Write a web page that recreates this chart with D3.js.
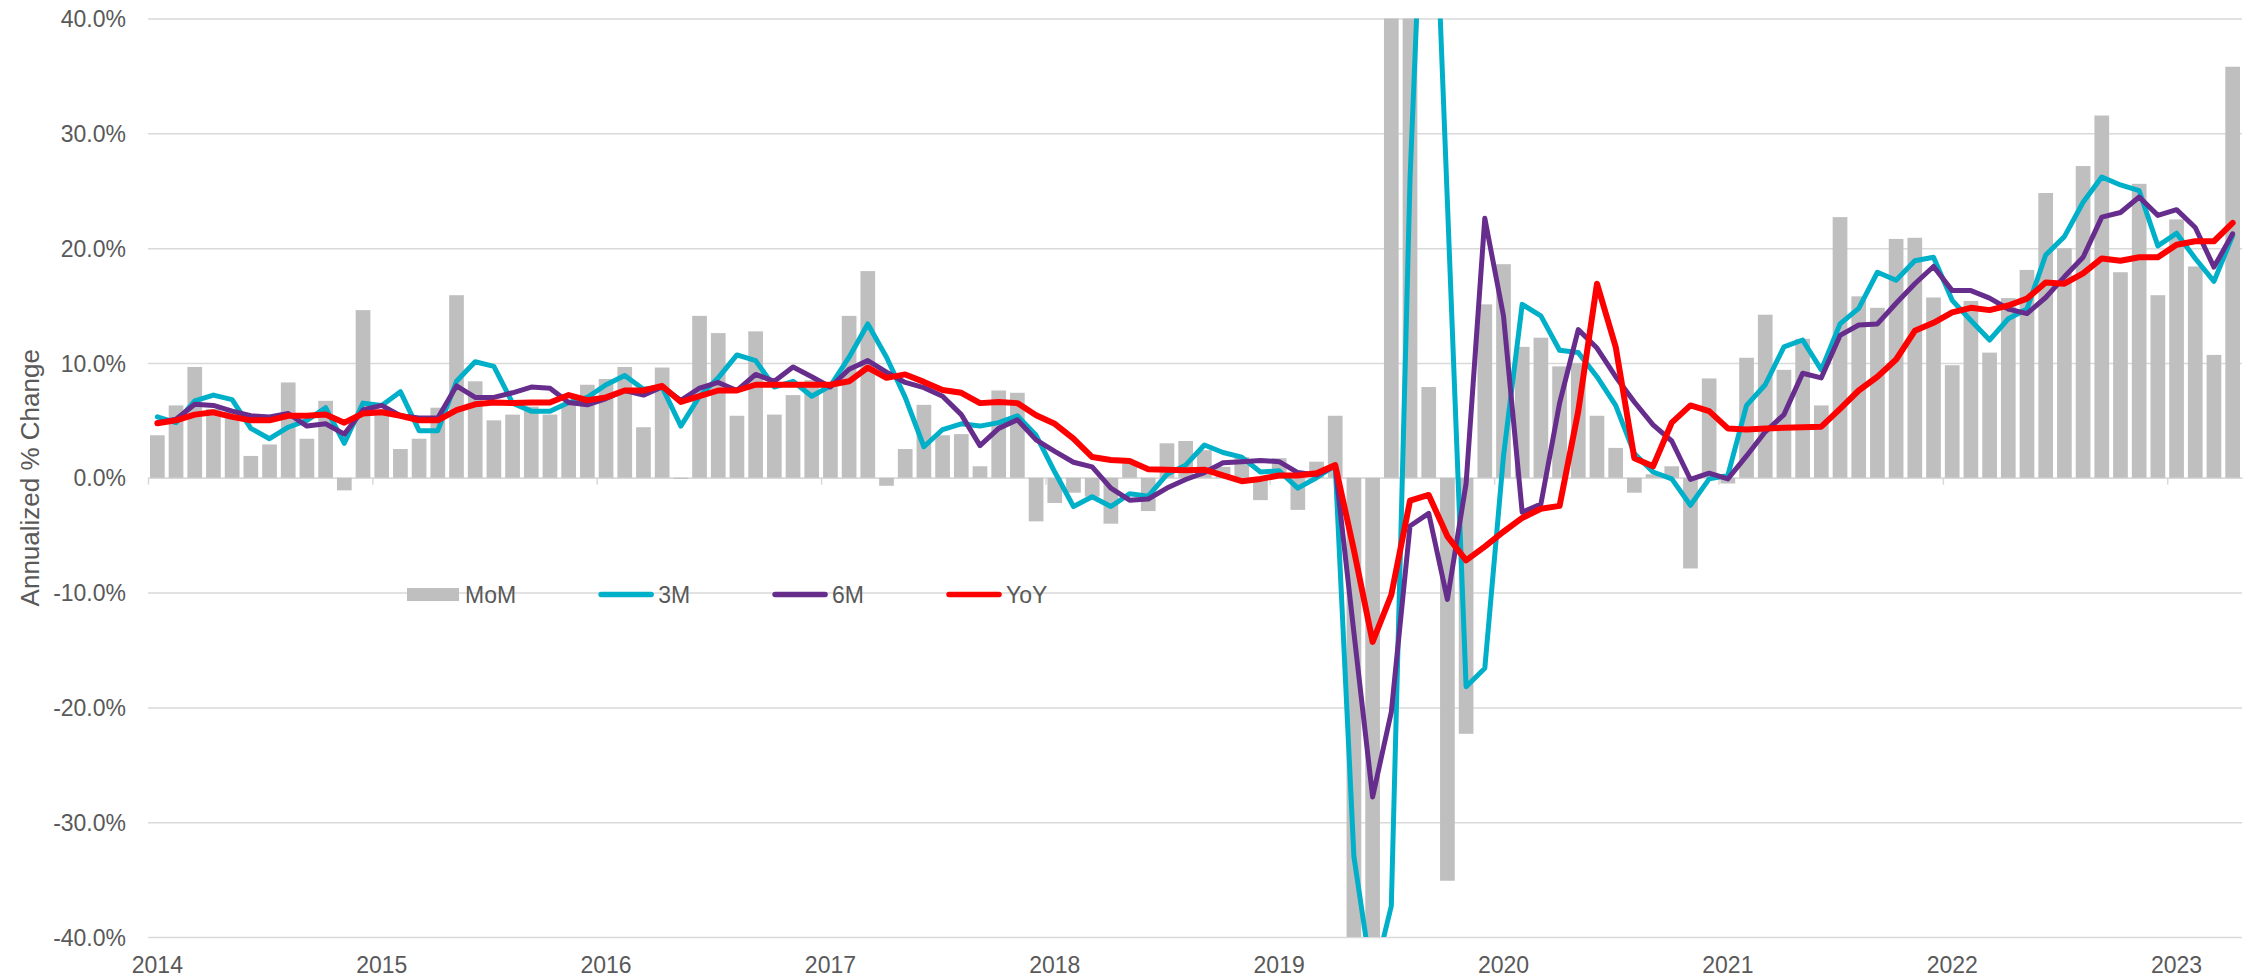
<!DOCTYPE html>
<html>
<head>
<meta charset="utf-8">
<script src="https://cdn.jsdelivr.net/npm/d3@7"></script>
<style>
  body { margin: 0; background: #fff; }
  svg text { font-family: "Liberation Sans", Arial, sans-serif; fill: #595959; }
</style>
</head>
<body>
<div id="chart"></div>
<script>
// monthly data, Jan 2014 .. Apr 2023
const firstMonth = new Date(2014, 0, 1);
const endMonth = new Date(2023, 4, 1);
const yearLabels = ["2014", "2015", "2016", "2017", "2018", "2019", "2020", "2021", "2022", "2023"];
const yTicks = [-40, -30, -20, -10, 0, 10, 20, 30, 40];
const seriesNames = ["MoM", "3M", "6M", "YoY"];

const mom = [
  3.7, 6.3, 9.65, 6.0, 5.8, 1.9, 2.9, 8.3, 3.4, 6.7, -1.1, 14.6,
  6.0, 2.5, 3.4, 6.1, 15.9, 8.4, 5.0, 5.5, 6.2, 5.5, 6.5, 8.1,
  8.6, 9.65, 4.4, 9.6, -0.1, 14.1, 12.6, 5.4, 12.75, 5.5, 7.2, 8.5,
  8.1, 14.1, 18.0, -0.7, 2.5, 6.35, 3.7, 3.8, 1.0, 7.6, 7.4, -3.8,
  -2.2, -1.3, -1.65, -4.0, 1.25, -2.9, 3.0, 3.2, 2.4, 0.95, 1.8, -1.95,
  1.7, -2.8, 1.4, 5.4, -58, -72, 95, 120, 7.9, -35.1, -22.3, 15.1,
  18.6, 11.4, 12.2, 9.7, 10.0, 5.4, 2.6, -1.3, 0.3, 1.0, -7.9, 8.65,
  -0.5, 10.45, 14.2, 9.4, 12.1, 6.3, 22.7, 15.8, 14.8, 20.8, 20.9, 15.7,
  9.8, 15.4, 10.9, 15.65, 18.1, 24.8, 20.0, 27.15, 31.55, 17.9, 25.6, 15.9,
  22.5, 18.4, 10.7, 35.8
];

const m3 = [
  5.3, 4.8, 6.7, 7.2, 6.8, 4.3, 3.4, 4.4, 5.0, 6.1, 3.0, 6.5,
  6.3, 7.5, 4.1, 4.1, 8.4, 10.1, 9.7, 6.5, 5.8, 5.8, 6.55, 7.0,
  8.1, 8.9, 7.7, 7.9, 4.5, 7.1, 8.7, 10.7, 10.2, 7.9, 8.4, 7.1,
  8.0, 10.5, 13.4, 10.5, 7.0, 2.7, 4.2, 4.7, 4.5, 4.8, 5.4, 3.7,
  0.5, -2.5, -1.65, -2.5, -1.4, -1.6, 0.3, 1.1, 2.85, 2.2, 1.8, 0.5,
  0.6, -0.9, 0.0, 1.1, -33, -44, -37.3, 26, 66, 24, -18.2, -16.6,
  1.9, 15.1, 14.1, 11.1, 10.9, 8.8, 6.3, 2.1, 0.5, -0.1, -2.4, -0.1,
  0.2, 6.3, 8.1, 11.4, 12.0, 9.4, 13.4, 14.75, 17.9, 17.2, 18.9, 19.2,
  15.45, 13.7, 12.0, 13.85, 14.7, 19.4, 21.0, 24.0, 26.2, 25.5, 25.0, 20.2,
  21.3, 19.1, 17.1, 21.1
];

const m6 = [
  4.8, 5.1, 6.4, 6.3, 5.8, 5.4, 5.3, 5.6, 4.5, 4.7, 3.8, 5.9,
  6.3, 5.4, 5.2, 5.2, 8.0, 7.0, 7.0, 7.4, 7.9, 7.8, 6.55, 6.35,
  6.9, 7.6, 7.2, 7.9, 6.75, 7.8, 8.3, 7.6, 9.0, 8.4, 9.65, 8.8,
  7.9, 9.45, 10.2, 9.2, 8.3, 7.85, 7.1, 5.5, 2.8, 4.3, 5.05, 3.3,
  2.3, 1.35, 0.95, -0.9, -1.95, -1.85, -0.9, -0.15, 0.45, 1.3, 1.4, 1.5,
  1.4, 0.45, 0.25, 1.0, -13.5, -27.8, -20.4, -4.2, -3.1, -10.6, -0.5, 22.6,
  14.1, -3.0, -2.3, 6.5, 12.9, 11.3, 8.8, 6.6, 4.6, 3.2, -0.15, 0.4,
  -0.1, 1.9, 4.0, 5.5, 9.1, 8.7, 12.4, 13.3, 13.4, 15.2, 16.9, 18.4,
  16.3, 16.3, 15.65, 14.7, 14.3, 15.7, 17.5, 19.2, 22.7, 23.1, 24.45, 22.85,
  23.35, 21.8, 18.35, 21.25
];

const yoy = [
  4.75, 5.0, 5.5, 5.7, 5.3, 5.0, 5.0, 5.4, 5.4, 5.5, 4.8, 5.6,
  5.7, 5.4, 5.0, 5.0, 5.9, 6.4, 6.55, 6.5, 6.55, 6.55, 7.2, 6.75,
  7.0, 7.6, 7.6, 8.0, 6.6, 7.1, 7.6, 7.6, 8.1, 8.1, 8.1, 8.1,
  8.1, 8.4, 9.6, 8.7, 9.0, 8.35, 7.65, 7.4, 6.5, 6.6, 6.5, 5.45,
  4.7, 3.4, 1.8, 1.55, 1.45, 0.75, 0.7, 0.65, 0.7, 0.2, -0.3, -0.1,
  0.2, 0.2, 0.4, 1.1, -6.3, -14.3, -10.2, -2.0, -1.5, -5.1, -7.2, -6.0,
  -4.7, -3.5, -2.7, -2.45, 5.8, 16.9, 11.4, 1.7, 1.0, 4.8, 6.3, 5.8,
  4.3, 4.2, 4.3, 4.35, 4.4, 4.45, 6.0, 7.6, 8.8, 10.3, 12.8, 13.5,
  14.4, 14.8, 14.6, 15.0, 15.6, 17.0, 16.9, 17.8, 19.1, 18.9, 19.2, 19.2,
  20.3, 20.6, 20.6, 22.2
];

const width = 2252;
const height = 978;
const margin = { top: 18.5, right: 10, bottom: 41, left: 148 };
const fontSize = 23;
const colors = { MoM: "#bfbfbf", "3M": "#00afc8", "6M": "#662d8c", YoY: "#ff0000" };
const lineWidths = { "3M": 5, "6M": 5, YoY: 6 };

const fmtKey = d3.timeFormat("%Y-%m");
const months = d3.timeMonth.range(firstMonth, endMonth).map(fmtKey);

const svg = d3.select("#chart")
  .append("svg")
  .attr("width", width)
  .attr("height", height);

const x = d3.scaleBand()
  .domain(months)
  .range([margin.left, width - margin.right])
  .paddingInner(0.214)
  .paddingOuter(0.107);

// linear index scale, used for the tick marks on the month boundaries
const xIdx = d3.scaleLinear()
  .domain([0, months.length])
  .range([margin.left, width - margin.right]);

const y = d3.scaleLinear()
  .domain([-40, 40])
  .range([height - margin.bottom, margin.top]);

const plotW = width - margin.right - margin.left;

svg.append("defs").append("clipPath")
  .attr("id", "plot-clip")
  .append("rect")
  .attr("x", margin.left)
  .attr("y", y(40))
  .attr("width", plotW)
  .attr("height", y(-40) - y(40));

// y grid + labels
const yAxis = svg.append("g")
  .attr("transform", `translate(${margin.left},0)`)
  .call(d3.axisLeft(y)
    .tickValues(yTicks)
    .tickSize(-plotW)
    .tickPadding(22)
    .tickFormat(d => d.toFixed(1) + "%"));
yAxis.select(".domain").remove();
yAxis.selectAll(".tick line").attr("stroke", "#d9d9d9").attr("stroke-width", 1.5);
yAxis.selectAll(".tick text")
  .attr("font-size", fontSize)
  .attr("dy", null)
  .attr("y", 8.2);

// zero line with year tick marks
const xAxis = svg.append("g")
  .attr("transform", `translate(0,${y(0)})`)
  .call(d3.axisBottom(xIdx)
    .tickValues(d3.range(0, months.length, 12))
    .tickSize(7)
    .tickSizeOuter(0)
    .tickFormat(""));
xAxis.select(".domain").attr("stroke", "#d9d9d9").attr("stroke-width", 1.5);
xAxis.selectAll(".tick line").attr("stroke", "#d9d9d9").attr("stroke-width", 1.5);

// year labels at the bottom, centred on January
const januaries = months.filter(m => m.endsWith("-01"));
const xLabels = svg.append("g")
  .attr("transform", `translate(0,${y(-40)})`)
  .call(d3.axisBottom(x)
    .tickValues(januaries)
    .tickSize(0)
    .tickPadding(0)
    .tickFormat((d, i) => yearLabels[i]));
xLabels.select(".domain").remove();
xLabels.selectAll(".tick text")
  .attr("font-size", fontSize)
  .attr("dy", null)
  .attr("y", 36);

// axis title
svg.append("text")
  .attr("transform", `translate(39,${(y(40) + y(-40)) / 2}) rotate(-90)`)
  .attr("text-anchor", "middle")
  .attr("font-size", 26)
  .text("Annualized % Change");

const plot = svg.append("g").attr("clip-path", "url(#plot-clip)");

plot.selectAll("rect.bar")
  .data(mom)
  .enter().append("rect")
  .attr("class", "bar")
  .attr("x", (d, i) => x(months[i]))
  .attr("width", x.bandwidth())
  .attr("y", d => y(Math.max(0, d)))
  .attr("height", d => Math.abs(y(d) - y(0)))
  .attr("fill", colors.MoM);

const line = d3.line()
  .x((d, i) => x(months[i]) + x.bandwidth() / 2)
  .y(d => y(d));

const lines = [["3M", m3], ["6M", m6], ["YoY", yoy]];
lines.forEach(([name, values]) => {
  plot.append("path")
    .datum(values)
    .attr("d", line)
    .attr("fill", "none")
    .attr("stroke", colors[name])
    .attr("stroke-width", lineWidths[name])
    .attr("stroke-linejoin", "round")
    .attr("stroke-linecap", "round");
});

// legend sits on the -10% gridline
const legend = svg.append("g");
const legendY = y(-10) + 2;
let cursor = 407;
seriesNames.forEach(name => {
  if (name === "MoM") {
    legend.append("rect")
      .attr("x", cursor).attr("y", legendY - 6.5)
      .attr("width", 52).attr("height", 13)
      .attr("fill", colors.MoM);
  } else {
    legend.append("line")
      .attr("x1", cursor + 3).attr("x2", cursor + 53)
      .attr("y1", legendY).attr("y2", legendY)
      .attr("stroke", colors[name])
      .attr("stroke-width", 5.5)
      .attr("stroke-linecap", "round");
  }
  const t = legend.append("text")
    .attr("x", cursor + (name === "MoM" ? 58 : 60))
    .attr("y", legendY + 8.2)
    .attr("font-size", fontSize)
    .text(name);
  cursor += (name === "MoM" ? 58 : 60) + t.node().getComputedTextLength() + 82;
});
</script>
</body>
</html>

▶ [Objective]:
Track down every line holding the string "chart" and copy it.

▶ [The response]:
Write a web page that recreates this chart with D3.js.
<div id="chart"></div>
const svg = d3.select("#chart")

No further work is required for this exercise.